Productions Explores the Thick and Thin of Prejudice
Playwright Neil LaBute delves into malevolent attitudes towards fat people
Preview
By Liz Nicholls
Journal Theatre Writer
Fri, April 27, 2007
There’s chubby. There’s pleasingly plump. There’s big-boned. There’s more-of-you-to-love. And then there’s, er, well…
Fat is the other F-word. And, in its way, it’s as strident, as provocative, as shocking. Maybe more, times being what they are. Fat Pig, which flaunts the most conspicuously confrontational title of the season, opens tonight at The Third Space. The buzz is out there; the box office is hot. Northern Light Theatre is fielding calls from people ordering tickets to “you know, that play,” as administrator Jason Magee reports.
Fat Pig has blue-chip off-Broadway credentials. It’s by Neil LaBute, a name to contend within misanthropy circles. He’s the famously nasty American writer whose unsettling oeuvre includes a movie where guys gang up to humiliate a hearing impaired girl (The Company of Men), a stage trio where a bunch of apple-cheeked Mormons on a field trip beat a gay guy to death (Bashed), a chilling play where an art student makes a public case-study of her unsuspecting boyfriend (The Shape of Things).
What jump-starts controversy changes from period to period, of course. Sex and violence, so routine onscreen, are invariably more jolting in the theatre, where real live people are going at it or drawing stage blood. Still, when LaBute hurls the epithet “fat pig” at us, we wince. When someone in the play, a svelte woman, calls the very overweight Helen “a really fat sow” behind her back, to ridicule the work-mate who’s romancing her, we cringe some more.
In the course of looking for actors to audition for the title role of the witty personable Helen, director Trevor Schmidt says he got turned down more than once by nervous women. “One said, ‘This is just offensive’; another that ‘I don’t like what this play says.’”
In the end, Schmidt found a remarkably calm and confident 22-year-old Carlye Windsor, making her pro acting debut in his production. “The more shocking it is, the better I like it,” she shrugs good-naturedly, although she agrees with Schmidt that “Fat Pig isn’t out to shock.”
The Newfoundland native, who arrives via theatre school in Camrose, says she wasn’t taken aback by the title. “I’m very open about it,” she grins. “I’m the one making more fat jokes than anyone else.”
In a world of weight obsession, celeb diets and prejudice, Windsor is unafraid to use the word fat and enjoy the reaction from others. “My friends and I use it all the time; we’re reclaiming the word,” she says mischievously. “I’m comfortable with it.
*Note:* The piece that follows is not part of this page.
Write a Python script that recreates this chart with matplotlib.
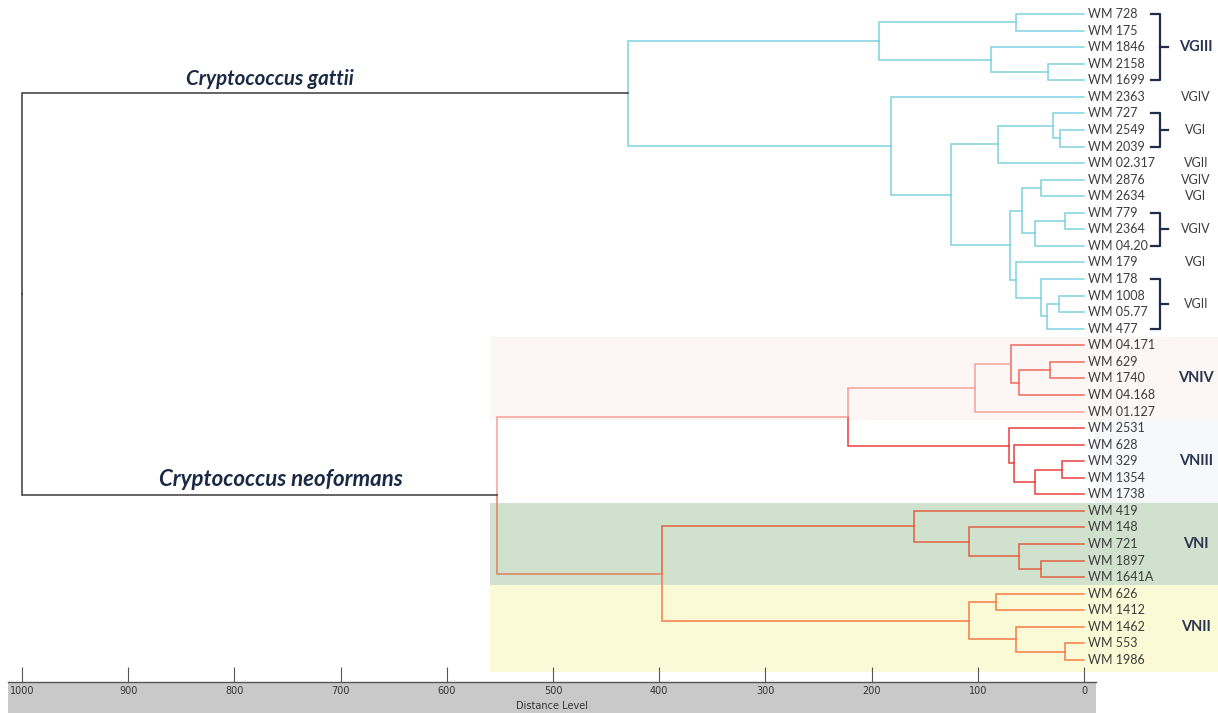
import matplotlib
matplotlib.use("Agg")
import matplotlib.pyplot as plt

# ---------------- data ----------------
leaves = ["WM 728", "WM 175", "WM 1846", "WM 2158", "WM 1699", "WM 2363", "WM 727",
          "WM 2549", "WM 2039", "WM 02.317", "WM 2876", "WM 2634", "WM 779", "WM 2364",
          "WM 04.20", "WM 179", "WM 178", "WM 1008", "WM 05.77", "WM 477",
          "WM 04.171", "WM 629", "WM 1740", "WM 04.168", "WM 01.127", "WM 2531",
          "WM 628", "WM 329", "WM 1354", "WM 1738", "WM 419", "WM 148", "WM 721",
          "WM 1897", "WM 1641A", "WM 626", "WM 1412", "WM 1462", "WM 553", "WM 1986"]

merge_names = ["g1", "g2", "g3", "g4", "g5", "g6", "g7", "g8", "g9", "g10", "g11", "g12",
               "g13", "g14", "g15", "g16", "g17", "g18", "gattii",
               "n1", "n2", "n3", "n4", "n5", "n6", "n7", "n8", "n9", "n10", "n11", "n12",
               "n13", "n14", "n15", "n16", "n17", "n18", "neo", "root"]
merge_left = ["WM 728", "WM 2158", "WM 1846", "g1", "WM 2549", "WM 727", "g6", "WM 2876",
              "WM 779", "g9", "g8", "WM 1008", "g12", "WM 178", "WM 179", "g11", "g7",
              "WM 2363", "g4",
              "WM 629", "n1", "WM 04.171", "n3", "WM 329", "n5", "WM 628", "WM 2531", "n4",
              "WM 1897", "WM 721", "WM 148", "WM 419", "WM 626", "WM 553", "WM 1462", "n14",
              "n13", "n9", "gattii"]
merge_right = ["WM 175", "WM 1699", "g2", "g3", "WM 2039", "g5", "WM 02.317", "WM 2634",
               "WM 2364", "WM 04.20", "g10", "WM 05.77", "WM 477", "g13", "g14", "g15", "g16",
               "g17", "g18",
               "WM 1740", "WM 04.168", "n2", "WM 01.127", "WM 1354", "WM 1738", "n6", "n7",
               "n8", "WM 1641A", "n10", "n11", "n12", "WM 1412", "WM 1986", "n15", "n16",
               "n17", "n18", "neo"]
merge_height = [64.3, 34.2, 87.9, 192.7, 22.3, 28.9, 81.3, 40.2, 17.9, 46.1, 58.1, 23.5,
                34.6, 40.2, 64.0, 69.4, 125.2, 181.4, 429.4,
                32.0, 60.9, 69.0, 102.6, 21.0, 46.1, 65.6, 70.3, 222.2, 40.2, 61.5, 108.6,
                160.1, 82.9, 17.9, 64.3, 108.0, 397.4, 552.7, 1000.0]

# clade labels at right: (first leaf, last leaf, text, bold, bracket)
clade_first = ["WM 728", "WM 2363", "WM 727", "WM 02.317", "WM 2876", "WM 2634", "WM 779",
               "WM 179", "WM 178", "WM 04.171", "WM 2531", "WM 419", "WM 626"]
clade_last = ["WM 1699", "WM 2363", "WM 2039", "WM 02.317", "WM 2876", "WM 2634", "WM 04.20",
              "WM 179", "WM 477", "WM 01.127", "WM 1738", "WM 1641A", "WM 1986"]
clade_text = ["VGIII", "VGIV", "VGI", "VGII", "VGIV", "VGI", "VGIV", "VGI", "VGII",
              "VNIV", "VNIII", "VNI", "VNII"]
clade_bold = [True, False, False, False, False, False, False, False, False,
              True, True, True, True]
clade_bracket = [True, False, True, False, False, False, True, False, True,
                 False, False, False, False]

species = ["Cryptococcus gattii", "Cryptococcus neoformans"]
axis_ticks = [1000, 900, 800, 700, 600, 500, 400, 300, 200, 100, 0]

# ---------------- style ----------------
DARK = "#3a3a3a"
CYAN = "#7fd2df"
color_override = {"gattii": DARK, "neo": DARK, "g4": CYAN, "g18": CYAN,
                  "n9": "#f3a098", "n4": "#f3a098", "n2": "#ef6a62", "WM 04.171": "#ef6a62",
                  "n8": "#e8403f", "n18": "#e0805f", "n13": "#e0603e", "n17": "#f47c45"}
NAVY = "#1f2d4a"
LABEL = "#3c3c3c"

W, H = 1218, 713
fig = plt.figure(figsize=(W / 100, H / 100), dpi=100)

# pixel mapping: d=1000 at x=22px, d=0 at x=1084px; leaf i at y=14+16.564*i px
pxd = (1084 - 22) / 1000.0
x_left = 1000 + 22 / pxd
x_right = 1000 - (W - 22) / pxd
step = (660 - 14) / 39.0
y_top = -14 / step
y_bot = (H - 14) / step

ax = fig.add_axes([0, 0, 1, 1])
ax.set_xlim(x_left, x_right)
ax.set_ylim(y_bot, y_top)
ax.axis("off")

def dx(px):
    return 1000 - (px - 22) / pxd

# background bands
idx = {n: i for i, n in enumerate(leaves)}
band_specs = [("WM 04.171", "WM 01.127", "#fcf6f5", dx(490)),
              ("WM 2531", "WM 1738", "#f6f8fc", dx(1095)),
              ("WM 419", "WM 1641A", "#d0e1cd", dx(490)),
              ("WM 626", "WM 1986", "#fafad6", dx(490))]
for a, b, c, xs in band_specs:
    y0 = idx[a] - 0.5
    y1 = idx[b] + 0.5 + (0.2 if b == "WM 1986" else 0)
    ax.fill_between([xs, x_right], y0, y1, color=c, lw=0, zorder=0)

# dendrogram
pos = {n: float(i) for i, n in enumerate(leaves)}
hgt = {n: 0.0 for n in leaves}
children = {}
for n, a, b, h in zip(merge_names, merge_left, merge_right, merge_height):
    pos[n] = (pos[a] + pos[b]) / 2
    hgt[n] = h
    children[n] = (a, b)

col = {}
def assign(node, c):
    c = color_override.get(node, c)
    col[node] = c
    if node in children:
        for ch in children[node]:
            assign(ch, c)
assign("root", DARK)

for n in merge_names:
    for ch in children[n]:
        ax.plot([hgt[n], hgt[n], hgt[ch]], [pos[n], pos[ch], pos[ch]],
                color=col[ch], lw=1.1, solid_joinstyle="miter", zorder=2)

# leaf labels
for i, n in enumerate(leaves):
    ax.text(dx(1088), i, n, ha="left", va="center", fontsize=9, color=LABEL,
            family="Lato", zorder=3)

# clade labels and brackets
for a, b, t, bold, br in zip(clade_first, clade_last, clade_text, clade_bold, clade_bracket):
    y0, y1 = idx[a], idx[b]
    ym = (y0 + y1) / 2
    if br:
        xb = dx(1160)
        ax.plot([dx(1151), xb, xb, dx(1151)], [y0, y0, y1, y1], color=NAVY, lw=1.6,
                solid_joinstyle="round", zorder=3)
        ax.plot([xb, dx(1168)], [ym, ym], color=NAVY, lw=1.6, zorder=3)
    ax.text(dx(1196), ym, t, ha="center", va="center",
            fontsize=10.5 if bold else 9, fontweight="bold" if bold else "normal",
            color="#2a3550" if bold else LABEL, family="Lato", zorder=3)

# species labels
ax.text(dx(270), pos["gattii"] - 0.85, species[0], ha="center", va="center", fontsize=14.8,
        fontweight="bold", style="italic", color="#1a2a45", family="Lato")
ax.text(dx(281), pos["neo"] - 0.95, species[1], ha="center", va="center", fontsize=16,
        fontweight="bold", style="italic", color="#1a2a45", family="Lato")

# distance axis bar
bx0, bx1 = 8, 1096
bar = fig.add_axes([bx0 / W, 0, (bx1 - bx0) / W, 31 / H])
bar.set_facecolor("#c9c9c9")
bar.set_xlim(1000 + (22 - bx0) / pxd, 1000 - (bx1 - 22) / pxd)
bar.set_ylim(0, 1)
for s in ["left", "right", "bottom"]:
    bar.spines[s].set_visible(False)
bar.spines["top"].set_color("#555555")
bar.spines["top"].set_linewidth(1.0)
bar.set_yticks([])
bar.set_xticks(axis_ticks)
bar.tick_params(axis="x", which="both", bottom=False, top=True, labelbottom=False,
                labeltop=False, direction="out", length=11, width=0.8, color="#555555")
for t in axis_ticks:
    bar.text(t, 0.72, str(t), ha="center", va="center", fontsize=7, color="#333333",
             family="DejaVu Sans")
bar.text(0.5, 0.24, "Distance Level", transform=bar.transAxes, ha="center", va="center",
         fontsize=7, color="#333333", family="DejaVu Sans")

fig.savefig("out.png", dpi=100)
When I was growing up, I guess I figured I might as well say it before someone else says it, so they’d be laughing with me.”
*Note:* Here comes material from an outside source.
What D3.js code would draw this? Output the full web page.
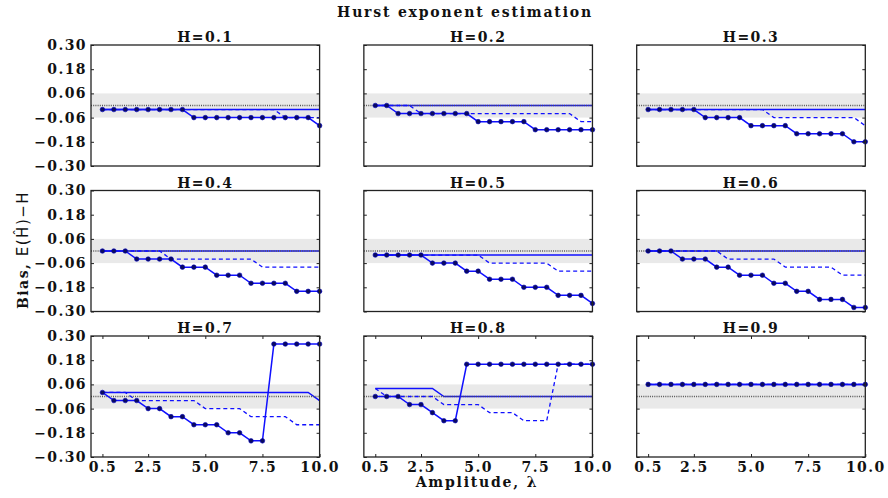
<!DOCTYPE html>
<html>
<head>
<meta charset="utf-8">
<script src="https://cdn.jsdelivr.net/npm/d3@7"></script>
<style>
body { margin: 0; background: #fff; }
text { font-family: "DejaVu Serif", serif; font-weight: bold; fill: #111; }
</style>
</head>
<body>
<div class="chart"></div>
<script>
const WIDTH = 888;
const HEIGHT = 498;
const LEFT = 91;
const TOP = 45;
const PANEL_W = 228.6;
const PANEL_H = 121;
const COL_STEP = 272.85;
const ROW_STEP = 145.5;

var amplitudes = [0.5, 1.0, 1.5, 2.0, 2.5, 3.0, 3.5, 4.0, 4.5, 5.0, 5.5, 6.0, 6.5, 7.0, 7.5, 8.0, 8.5, 9.0, 9.5, 10.0];
var hurstLabels = ['H=0.1', 'H=0.2', 'H=0.3', 'H=0.4', 'H=0.5', 'H=0.6', 'H=0.7', 'H=0.8', 'H=0.9'];
var yTicks = [0.30, 0.18, 0.06, -0.06, -0.18, -0.30];
var xTicks = [0.5, 2.5, 5.0, 7.5, 10.0];

// line with markers
var biasMarked = [
	[-0.02,-0.02,-0.02,-0.02,-0.02,-0.02,-0.02,-0.02,-0.06,-0.06,-0.06,-0.06,-0.06,-0.06,-0.06,-0.06,-0.06,-0.06,-0.06,-0.10],
	[0,0,-0.04,-0.04,-0.04,-0.04,-0.04,-0.04,-0.04,-0.08,-0.08,-0.08,-0.08,-0.08,-0.12,-0.12,-0.12,-0.12,-0.12,-0.12],
	[-0.02,-0.02,-0.02,-0.02,-0.02,-0.06,-0.06,-0.06,-0.06,-0.10,-0.10,-0.10,-0.10,-0.14,-0.14,-0.14,-0.14,-0.14,-0.18,-0.18],
	[0,0,0,-0.04,-0.04,-0.04,-0.04,-0.08,-0.08,-0.08,-0.12,-0.12,-0.12,-0.16,-0.16,-0.16,-0.16,-0.20,-0.20,-0.20],
	[-0.02,-0.02,-0.02,-0.02,-0.02,-0.06,-0.06,-0.06,-0.10,-0.10,-0.14,-0.14,-0.14,-0.18,-0.18,-0.18,-0.22,-0.22,-0.22,-0.26],
	[0,0,0,-0.04,-0.04,-0.04,-0.08,-0.08,-0.12,-0.12,-0.12,-0.16,-0.16,-0.20,-0.20,-0.24,-0.24,-0.24,-0.28,-0.28],
	[0.02,-0.02,-0.02,-0.02,-0.06,-0.06,-0.10,-0.10,-0.14,-0.14,-0.14,-0.18,-0.18,-0.22,-0.22,0.26,0.26,0.26,0.26,0.26],
	[0,0,0,-0.04,-0.04,-0.08,-0.12,-0.12,0.16,0.16,0.16,0.16,0.16,0.16,0.16,0.16,0.16,0.16,0.16,0.16],
	[0.06,0.06,0.06,0.06,0.06,0.06,0.06,0.06,0.06,0.06,0.06,0.06,0.06,0.06,0.06,0.06,0.06,0.06,0.06,0.06]
];

// dashed line
var biasDashed = [
	[-0.02,-0.02,-0.02,-0.02,-0.02,-0.02,-0.02,-0.02,-0.02,-0.02,-0.02,-0.02,-0.02,-0.02,-0.02,-0.02,-0.06,-0.06,-0.06,-0.06],
	[0,0,0,0,-0.04,-0.04,-0.04,-0.04,-0.04,-0.04,-0.04,-0.04,-0.04,-0.04,-0.04,-0.04,-0.04,-0.04,-0.08,-0.08],
	[-0.02,-0.02,-0.02,-0.02,-0.02,-0.02,-0.02,-0.02,-0.02,-0.02,-0.02,-0.06,-0.06,-0.06,-0.06,-0.06,-0.06,-0.06,-0.06,-0.10],
	[0,0,0,0,0,0,-0.04,-0.04,-0.04,-0.04,-0.04,-0.04,-0.04,-0.04,-0.08,-0.08,-0.08,-0.08,-0.08,-0.08],
	[-0.02,-0.02,-0.02,-0.02,-0.02,-0.02,-0.02,-0.02,-0.02,-0.02,-0.06,-0.06,-0.06,-0.06,-0.06,-0.06,-0.10,-0.10,-0.10,-0.10],
	[0,0,0,0,0,0,0,-0.04,-0.04,-0.04,-0.04,-0.04,-0.08,-0.08,-0.08,-0.08,-0.08,-0.12,-0.12,-0.12],
	[0.02,0.02,0.02,-0.02,-0.02,-0.02,-0.02,-0.02,-0.02,-0.06,-0.06,-0.06,-0.06,-0.10,-0.10,-0.10,-0.10,-0.14,-0.14,-0.14],
	[0.04,0,0,0,0,0,-0.04,-0.04,-0.04,-0.04,-0.08,-0.08,-0.08,-0.12,-0.12,-0.12,0.16,0.16,0.16,0.16],
	[0.06,0.06,0.06,0.06,0.06,0.06,0.06,0.06,0.06,0.06,0.06,0.06,0.06,0.06,0.06,0.06,0.06,0.06,0.06,0.06]
];

// plain solid line
var biasSolid = [
	[-0.02,-0.02,-0.02,-0.02,-0.02,-0.02,-0.02,-0.02,-0.02,-0.02,-0.02,-0.02,-0.02,-0.02,-0.02,-0.02,-0.02,-0.02,-0.02,-0.02],
	[0,0,0,0,0,0,0,0,0,0,0,0,0,0,0,0,0,0,0,0],
	[-0.02,-0.02,-0.02,-0.02,-0.02,-0.02,-0.02,-0.02,-0.02,-0.02,-0.02,-0.02,-0.02,-0.02,-0.02,-0.02,-0.02,-0.02,-0.02,-0.02],
	[0,0,0,0,0,0,0,0,0,0,0,0,0,0,0,0,0,0,0,0],
	[-0.02,-0.02,-0.02,-0.02,-0.02,-0.02,-0.02,-0.02,-0.02,-0.02,-0.02,-0.02,-0.02,-0.02,-0.02,-0.02,-0.02,-0.02,-0.02,-0.02],
	[0,0,0,0,0,0,0,0,0,0,0,0,0,0,0,0,0,0,0,0],
	[0.02,0.02,0.02,0.02,0.02,0.02,0.02,0.02,0.02,0.02,0.02,0.02,0.02,0.02,0.02,0.02,0.02,0.02,0.02,-0.02],
	[0.04,0.04,0.04,0.04,0.04,0.04,0,0,0,0,0,0,0,0,0,0,0,0,0,0],
	[0.06,0.06,0.06,0.06,0.06,0.06,0.06,0.06,0.06,0.06,0.06,0.06,0.06,0.06,0.06,0.06,0.06,0.06,0.06,0.06]
];

var translate = function (x, y) {
	return 'translate(' + x + ',' + y + ')';
};

var xScale = d3.scaleLinear().domain([0, 10]).range([0, PANEL_W]);
var yScale = d3.scaleLinear().domain([-0.3, 0.3]).range([PANEL_H, 0]);

var line = d3.line()
	.x(function (d, i) { return xScale(amplitudes[i]); })
	.y(function (d) { return yScale(d); });

var svg = d3.select('.chart').append('svg')
	.attr('width', WIDTH)
	.attr('height', HEIGHT);

svg.append('text')
	.attr('x', 465)
	.attr('y', 17)
	.attr('text-anchor', 'middle')
	.style('font-size', '14px')
	.style('letter-spacing', '1.8px')
	.text('Hurst exponent estimation');

var drawPanel = function (k) {
	var row = Math.floor(k / 3), col = k % 3;
	var g = svg.append('g')
		.attr('transform', translate(LEFT + col * COL_STEP, TOP + row * ROW_STEP));

	g.append('rect')
		.attr('x', 0).attr('width', PANEL_W)
		.attr('y', yScale(0.06)).attr('height', yScale(-0.06) - yScale(0.06))
		.attr('fill', '#e9e9e9');

	g.append('path')
		.attr('d', line(biasSolid[k]))
		.attr('fill', 'none')
		.attr('stroke', '#1010ff')
		.attr('stroke-width', 1.5);

	g.append('line')
		.attr('x1', 0).attr('x2', PANEL_W)
		.attr('y1', yScale(0)).attr('y2', yScale(0))
		.attr('stroke', '#555')
		.attr('stroke-width', 1.3)
		.attr('stroke-dasharray', '1,1.2');

	g.append('path')
		.attr('d', line(biasDashed[k]))
		.attr('fill', 'none')
		.attr('stroke', '#1010ff')
		.attr('stroke-width', 1.3)
		.attr('stroke-dasharray', '4,3');

	g.append('path')
		.attr('d', line(biasMarked[k]))
		.attr('fill', 'none')
		.attr('stroke', '#1010ff')
		.attr('stroke-width', 1.5);

	g.selectAll('circle').data(biasMarked[k])
		.enter().append('circle')
		.attr('cx', function (d, i) { return xScale(amplitudes[i]); })
		.attr('cy', function (d) { return yScale(d); })
		.attr('r', 2.3)
		.attr('fill', '#0a0a60')
		.attr('stroke', '#0000c0')
		.attr('stroke-width', 0.6);

	var yAxis = d3.axisLeft(yScale).tickValues(yTicks).tickSize(-3).tickPadding(4)
		.tickFormat(col === 0 ? d3.format('.2f') : '');
	var yAxisR = d3.axisRight(yScale).tickValues(yTicks).tickSize(-3).tickFormat('');
	g.append('g').attr('class', 'yaxis').call(yAxis);
	g.append('g').attr('class', 'yaxis').attr('transform', translate(PANEL_W, 0)).call(yAxisR);

	if (row === 2) {
		var xAxis = d3.axisBottom(xScale).tickValues(xTicks).tickSize(-3).tickPadding(5)
			.tickFormat(d3.format('.1f'));
		var xAxisT = d3.axisTop(xScale).tickValues(xTicks).tickSize(-3).tickFormat('');
		g.append('g').attr('class', 'xaxis').attr('transform', translate(0, PANEL_H)).call(xAxis);
		g.append('g').attr('class', 'xaxis').call(xAxisT);
	}

	g.selectAll('.domain').remove();
	g.selectAll('.tick line').attr('stroke', '#222');
	g.selectAll('.tick text')
		.style('font-family', '"DejaVu Serif", serif')
		.style('font-weight', 'bold')
		.style('font-size', '14px')
		.style('letter-spacing', '1.4px')
		.attr('fill', '#111');

	g.append('rect')
		.attr('width', PANEL_W)
		.attr('height', PANEL_H)
		.attr('fill', 'none')
		.attr('stroke', '#222')
		.attr('stroke-width', 1.3);

	g.append('text')
		.attr('x', PANEL_W / 2)
		.attr('y', -3)
		.attr('text-anchor', 'middle')
		.style('font-size', '14px')
		.style('letter-spacing', '1.4px')
		.text(hurstLabels[k]);
};

for (var k = 0; k < 9; k++) drawPanel(k);

var ylab = svg.append('text')
	.attr('transform', translate(28, 250) + ' rotate(-90)')
	.attr('text-anchor', 'middle')
	.style('font-size', '14px')
	.style('letter-spacing', '1.5px');
ylab.append('tspan').text('Bias,  ');
ylab.append('tspan')
	.style('font-family', '"DejaVu Sans", sans-serif')
	.style('font-weight', 'normal')
	.style('font-size', '15px')
	.text('E(H\u0302)\u2212H');

svg.append('text')
	.attr('x', 477)
	.attr('y', 487)
	.attr('text-anchor', 'middle')
	.style('font-size', '14px')
	.style('letter-spacing', '1.8px')
	.text('Amplitude, \u03bb');
</script>
</body>
</html>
For her cast mates, the bandying of fat jokes took some getting used to. “It doesn’t make us squirm anymore,” says Jesse Gervais, who can talk about obesity, diets, and “oversize coffins” without flinching. Schmidt teases Windsor: “I don’t even remember you’re fat.”
“That’s my goal,” she smiles impishly. Schmidt argues that Fat Pig “is much gentler than anything LaBute has written…No one wants to see a play where we put a large woman onstage and throw insults at her. The play isn’t that.” Structurally it alternates scenes where we see the burgeoning relationship between Tom and Helen, and workplace scenes where Tom is barraged by snarky jests about his choice of gal. Will he be able to withstand the onslaught of public opinion? “It’s not about hurting Helen; she’s the best-adjusted, healthiest person onstage. It’s about how it hurts Tom.”
Lora Brovold, who plays one of Tom’s tormentors, says “the play isn’t about whether Tom can fall in love with an overweight woman. He’s already done that. It’s whether he can put up with tensions around him. Will he be true to himself or go with the flow?”
Gervais plays Carter, another of Tom’s derisive co-workers who “says some pretty awful things, like ‘God didn’t pair up apes and antelopes’. …But in a way, his argument makes sense. He’s saying that it’s not nice, but it’s the way of the world. It’s a social truth: People aren’t comfortable with difference. We’re all afraid of being the different person.”
“It’s real,” says Skye Brandon, the Saskatoon-based actor who plays the beleaguered Tom. “It’s one man’s struggle to be true to himself. …Tom comes to realize things about himself he may not want to know.